Mozart, of course, was so proficient at the piano and violin by the age of five that he performed in front of royalty. But do you necessarily need to begin at birth to stand a chance of playing professionally?
I quizzed players in the award-winning British chamber orchestra, Aurora. Cheeringly, their percussionist Henry Baldwin and bassoon player Amy Harman did not take their instruments up until the age of 10. Then, says Baldwin: “I probably only practised once or twice a week, for between 30 minutes to an hour. Very lazy, I know…”
Both musicians, however, had tried playing other instruments first, starting at around the age of six.
Indeed, Aurora’s lead violinist Alexandra Wood began playing at three, like Sophie Solomon. Even at this young age, she practised for an hour every week. She always loved playing, she says, “but when I was about 12 I hated practice. I remember my mum saying, ‘Just try one more week’, repeatedly, for about a year!”

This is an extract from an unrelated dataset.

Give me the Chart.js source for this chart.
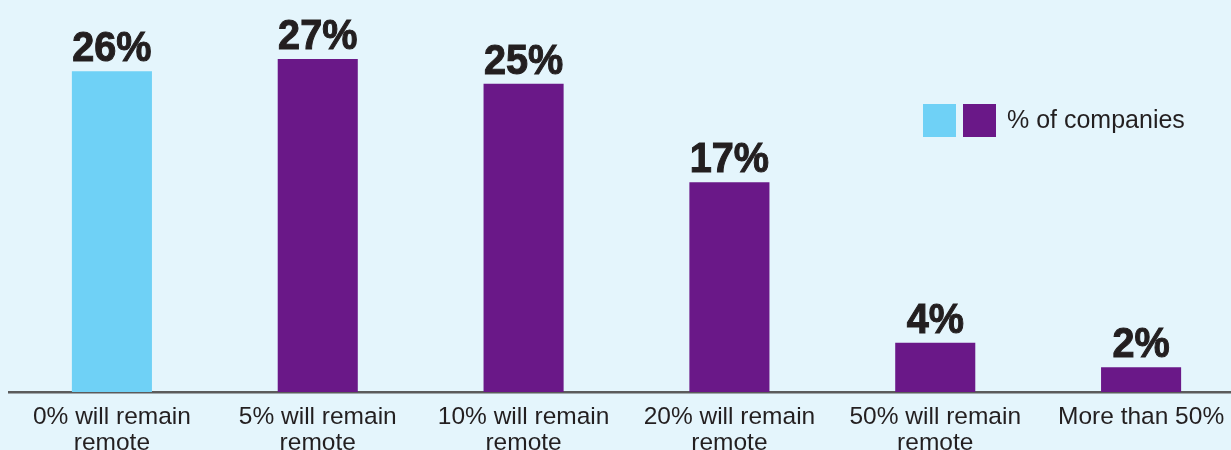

Wood’s perseverance paid off, however. As a young teen, she was accepted into the National Youth Orchestra, and found fresh enthusiasm. Today she makes her living playing at some of the world’s best music venues, to rave reviews. What more could a parent want for their child?
Expert view
Robert Cutietta, author of the book ‘Raising Musical Kids: A Guide for Parents’:
“Research suggests we have a window of opportunity when it comes to developing a musical sensibility, and it’s open from birth to the age of around nine. However, people immediately jump to the idea that their child needs to take formal lessons. In fact, that development can take many forms, lessons are just one way to do it.”
Children, Cutietta says, do not need to be practising an orchestral instrument or even learning to read music to reap these rewards. In fact, he is wary of focusing on musical theory or reading music while young.

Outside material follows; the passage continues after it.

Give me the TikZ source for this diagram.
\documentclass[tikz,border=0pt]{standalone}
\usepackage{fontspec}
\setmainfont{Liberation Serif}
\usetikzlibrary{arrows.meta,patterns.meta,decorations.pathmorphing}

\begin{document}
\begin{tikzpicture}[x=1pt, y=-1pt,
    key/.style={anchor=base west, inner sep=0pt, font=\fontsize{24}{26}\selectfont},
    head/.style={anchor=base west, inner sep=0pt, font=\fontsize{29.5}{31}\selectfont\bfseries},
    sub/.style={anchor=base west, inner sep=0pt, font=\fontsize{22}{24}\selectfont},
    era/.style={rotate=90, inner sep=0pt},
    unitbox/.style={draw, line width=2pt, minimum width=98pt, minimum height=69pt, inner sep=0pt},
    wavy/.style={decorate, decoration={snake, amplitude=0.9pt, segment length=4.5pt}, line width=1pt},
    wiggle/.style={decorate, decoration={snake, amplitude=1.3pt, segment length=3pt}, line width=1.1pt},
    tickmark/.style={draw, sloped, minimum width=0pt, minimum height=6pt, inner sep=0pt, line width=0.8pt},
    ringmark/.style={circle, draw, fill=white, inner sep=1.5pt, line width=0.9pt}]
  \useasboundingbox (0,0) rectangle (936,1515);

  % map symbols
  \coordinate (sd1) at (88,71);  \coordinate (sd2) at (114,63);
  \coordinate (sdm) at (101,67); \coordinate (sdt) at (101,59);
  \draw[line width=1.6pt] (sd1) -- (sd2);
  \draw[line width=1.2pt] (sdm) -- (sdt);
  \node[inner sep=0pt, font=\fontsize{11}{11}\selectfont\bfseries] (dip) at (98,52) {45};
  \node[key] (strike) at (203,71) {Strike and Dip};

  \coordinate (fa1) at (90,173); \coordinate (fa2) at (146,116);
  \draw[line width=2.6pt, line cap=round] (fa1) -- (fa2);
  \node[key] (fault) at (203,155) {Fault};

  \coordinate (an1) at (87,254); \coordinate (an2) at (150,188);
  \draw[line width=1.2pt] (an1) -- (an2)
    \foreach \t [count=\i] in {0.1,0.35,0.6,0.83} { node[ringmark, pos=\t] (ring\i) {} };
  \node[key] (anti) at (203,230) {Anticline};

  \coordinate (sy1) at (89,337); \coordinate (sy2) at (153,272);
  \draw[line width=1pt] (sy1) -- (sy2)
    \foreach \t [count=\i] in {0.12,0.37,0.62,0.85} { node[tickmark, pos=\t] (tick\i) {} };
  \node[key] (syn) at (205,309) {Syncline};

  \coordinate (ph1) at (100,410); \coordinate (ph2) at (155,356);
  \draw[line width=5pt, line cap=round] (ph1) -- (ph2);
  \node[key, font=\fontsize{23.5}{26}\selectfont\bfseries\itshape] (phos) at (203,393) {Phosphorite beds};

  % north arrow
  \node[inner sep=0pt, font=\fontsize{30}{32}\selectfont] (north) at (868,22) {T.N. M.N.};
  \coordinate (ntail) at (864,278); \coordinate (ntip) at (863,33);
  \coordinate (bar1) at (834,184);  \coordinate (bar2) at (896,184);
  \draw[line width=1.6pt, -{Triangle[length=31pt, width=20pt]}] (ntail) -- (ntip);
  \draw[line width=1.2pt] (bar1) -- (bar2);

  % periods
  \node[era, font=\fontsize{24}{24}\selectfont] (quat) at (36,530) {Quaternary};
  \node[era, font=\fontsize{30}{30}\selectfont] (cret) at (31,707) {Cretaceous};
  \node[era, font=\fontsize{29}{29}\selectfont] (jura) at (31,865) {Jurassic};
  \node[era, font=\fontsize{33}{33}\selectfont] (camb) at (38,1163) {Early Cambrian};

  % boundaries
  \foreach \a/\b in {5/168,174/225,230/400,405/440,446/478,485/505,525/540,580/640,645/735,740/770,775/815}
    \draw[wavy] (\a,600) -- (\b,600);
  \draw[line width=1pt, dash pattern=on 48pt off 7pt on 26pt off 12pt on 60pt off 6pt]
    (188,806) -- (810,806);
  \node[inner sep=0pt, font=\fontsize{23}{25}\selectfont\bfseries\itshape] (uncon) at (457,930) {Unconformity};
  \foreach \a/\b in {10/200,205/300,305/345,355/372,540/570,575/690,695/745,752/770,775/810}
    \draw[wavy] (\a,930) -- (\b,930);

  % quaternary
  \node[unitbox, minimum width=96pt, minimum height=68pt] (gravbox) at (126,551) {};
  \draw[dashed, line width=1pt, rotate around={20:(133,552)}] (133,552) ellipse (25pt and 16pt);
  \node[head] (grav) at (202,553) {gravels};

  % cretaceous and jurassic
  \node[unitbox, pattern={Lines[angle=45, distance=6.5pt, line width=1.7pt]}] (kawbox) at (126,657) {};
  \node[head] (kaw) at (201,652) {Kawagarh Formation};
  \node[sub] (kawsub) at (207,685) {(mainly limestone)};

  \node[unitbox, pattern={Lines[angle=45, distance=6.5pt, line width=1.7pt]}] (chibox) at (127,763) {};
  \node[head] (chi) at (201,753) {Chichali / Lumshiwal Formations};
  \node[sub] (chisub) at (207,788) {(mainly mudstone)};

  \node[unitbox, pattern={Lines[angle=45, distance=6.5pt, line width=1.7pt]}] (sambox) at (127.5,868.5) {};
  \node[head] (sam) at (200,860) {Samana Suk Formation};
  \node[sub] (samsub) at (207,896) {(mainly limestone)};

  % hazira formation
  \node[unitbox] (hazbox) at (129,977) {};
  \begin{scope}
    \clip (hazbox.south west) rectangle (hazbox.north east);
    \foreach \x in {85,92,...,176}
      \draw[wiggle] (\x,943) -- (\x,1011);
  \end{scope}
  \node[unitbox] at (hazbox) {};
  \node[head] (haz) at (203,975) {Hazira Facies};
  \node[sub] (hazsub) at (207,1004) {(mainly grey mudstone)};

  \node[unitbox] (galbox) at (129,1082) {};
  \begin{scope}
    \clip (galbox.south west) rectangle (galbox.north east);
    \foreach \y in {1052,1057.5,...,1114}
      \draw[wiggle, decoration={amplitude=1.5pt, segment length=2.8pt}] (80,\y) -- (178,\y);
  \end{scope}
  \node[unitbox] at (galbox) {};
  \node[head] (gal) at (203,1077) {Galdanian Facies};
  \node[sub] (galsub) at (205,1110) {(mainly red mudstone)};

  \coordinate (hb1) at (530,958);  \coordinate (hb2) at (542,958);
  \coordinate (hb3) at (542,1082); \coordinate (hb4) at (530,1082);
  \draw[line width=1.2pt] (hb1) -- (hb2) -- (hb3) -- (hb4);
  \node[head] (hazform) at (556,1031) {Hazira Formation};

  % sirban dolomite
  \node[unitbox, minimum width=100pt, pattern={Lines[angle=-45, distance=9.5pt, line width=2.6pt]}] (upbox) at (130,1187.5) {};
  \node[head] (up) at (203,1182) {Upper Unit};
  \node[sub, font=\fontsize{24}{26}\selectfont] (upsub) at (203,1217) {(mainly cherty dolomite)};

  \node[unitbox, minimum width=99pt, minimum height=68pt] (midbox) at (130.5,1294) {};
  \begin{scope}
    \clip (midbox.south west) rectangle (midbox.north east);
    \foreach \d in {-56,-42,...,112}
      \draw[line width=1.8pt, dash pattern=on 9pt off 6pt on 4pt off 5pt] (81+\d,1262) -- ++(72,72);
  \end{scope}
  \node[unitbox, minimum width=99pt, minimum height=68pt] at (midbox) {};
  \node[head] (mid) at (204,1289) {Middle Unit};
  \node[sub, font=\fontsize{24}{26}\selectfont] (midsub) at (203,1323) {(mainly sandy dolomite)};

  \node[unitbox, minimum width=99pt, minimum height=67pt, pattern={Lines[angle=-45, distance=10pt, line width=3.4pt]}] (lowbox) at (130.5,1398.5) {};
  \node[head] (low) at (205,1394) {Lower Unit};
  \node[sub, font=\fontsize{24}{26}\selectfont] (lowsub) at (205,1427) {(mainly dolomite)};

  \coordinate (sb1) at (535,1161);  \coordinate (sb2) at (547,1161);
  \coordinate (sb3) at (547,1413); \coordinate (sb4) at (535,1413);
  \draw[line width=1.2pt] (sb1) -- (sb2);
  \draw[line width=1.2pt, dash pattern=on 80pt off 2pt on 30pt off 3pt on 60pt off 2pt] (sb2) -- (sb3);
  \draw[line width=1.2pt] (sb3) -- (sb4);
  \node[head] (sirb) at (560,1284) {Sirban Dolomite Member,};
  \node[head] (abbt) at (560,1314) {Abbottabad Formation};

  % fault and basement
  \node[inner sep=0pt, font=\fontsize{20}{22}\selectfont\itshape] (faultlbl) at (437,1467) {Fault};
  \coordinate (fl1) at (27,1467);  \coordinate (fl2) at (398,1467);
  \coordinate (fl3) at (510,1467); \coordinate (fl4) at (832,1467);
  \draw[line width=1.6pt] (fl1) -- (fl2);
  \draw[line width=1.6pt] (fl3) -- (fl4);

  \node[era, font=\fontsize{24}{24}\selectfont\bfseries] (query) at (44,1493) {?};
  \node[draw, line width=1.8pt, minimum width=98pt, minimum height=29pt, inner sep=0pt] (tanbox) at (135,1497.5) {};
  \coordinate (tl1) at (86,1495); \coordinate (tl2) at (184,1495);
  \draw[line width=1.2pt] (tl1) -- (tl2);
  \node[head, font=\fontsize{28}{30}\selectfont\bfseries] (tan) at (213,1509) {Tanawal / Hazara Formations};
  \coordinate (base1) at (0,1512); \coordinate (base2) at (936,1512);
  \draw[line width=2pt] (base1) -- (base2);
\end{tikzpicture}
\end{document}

Appreciation of the sound must come before the study of notes, he says. “A lot of people, me included, think it should be about internalising the sounds and the rhythms at that age,” he explains.

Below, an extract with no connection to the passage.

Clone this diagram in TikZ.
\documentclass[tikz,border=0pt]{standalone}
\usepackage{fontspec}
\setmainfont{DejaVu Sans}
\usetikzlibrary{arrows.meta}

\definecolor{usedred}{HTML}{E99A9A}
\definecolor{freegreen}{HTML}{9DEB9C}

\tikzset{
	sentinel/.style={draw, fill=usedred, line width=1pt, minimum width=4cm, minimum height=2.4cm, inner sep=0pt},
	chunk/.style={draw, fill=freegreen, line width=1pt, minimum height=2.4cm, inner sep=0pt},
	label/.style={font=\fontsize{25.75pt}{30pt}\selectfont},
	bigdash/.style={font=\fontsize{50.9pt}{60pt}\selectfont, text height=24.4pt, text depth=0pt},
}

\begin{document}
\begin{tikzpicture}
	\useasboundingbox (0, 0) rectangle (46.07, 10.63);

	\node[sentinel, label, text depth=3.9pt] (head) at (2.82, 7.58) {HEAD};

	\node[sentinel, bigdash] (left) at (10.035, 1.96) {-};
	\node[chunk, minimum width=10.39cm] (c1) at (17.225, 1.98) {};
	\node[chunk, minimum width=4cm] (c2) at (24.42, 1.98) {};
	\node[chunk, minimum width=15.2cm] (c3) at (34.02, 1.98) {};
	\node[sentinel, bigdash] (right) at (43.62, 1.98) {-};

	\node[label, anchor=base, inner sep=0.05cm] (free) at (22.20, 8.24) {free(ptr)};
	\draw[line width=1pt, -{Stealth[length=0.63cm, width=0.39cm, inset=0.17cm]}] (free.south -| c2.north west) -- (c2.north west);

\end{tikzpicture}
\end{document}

“I advocate more of a folk approach to training.”
Even if you harbour no such ambitions, it seems there are cognitive advantages to early musicianship. According to a study published in the journal Frontiers in Neuroscience in 2014: “Children who undergo musical training have better verbal memory, second language pronunciation accuracy, reading ability and executive functions. Learning to play an instrument as a child may even predict academic performance and IQ in young adulthood.”
Robert Cutietta, the dean of the USC Thornton School of Music, Los Angeles, advocates exposing children to music at a young age – their musical ability is probably never going to be natural and flowing if they don’t start actively developing it by age nine.
“Dance is a great form of musical training for children,” he says, since it helps children to focus exclusively on the music, internalise its rhythms, patterns, and component parts and respond to it naturally. “It’s about being surrounded, submerged in music in a natural way.”
So for the moment, we are going to pack in the lessons, pack away the books – and dance our way to genius.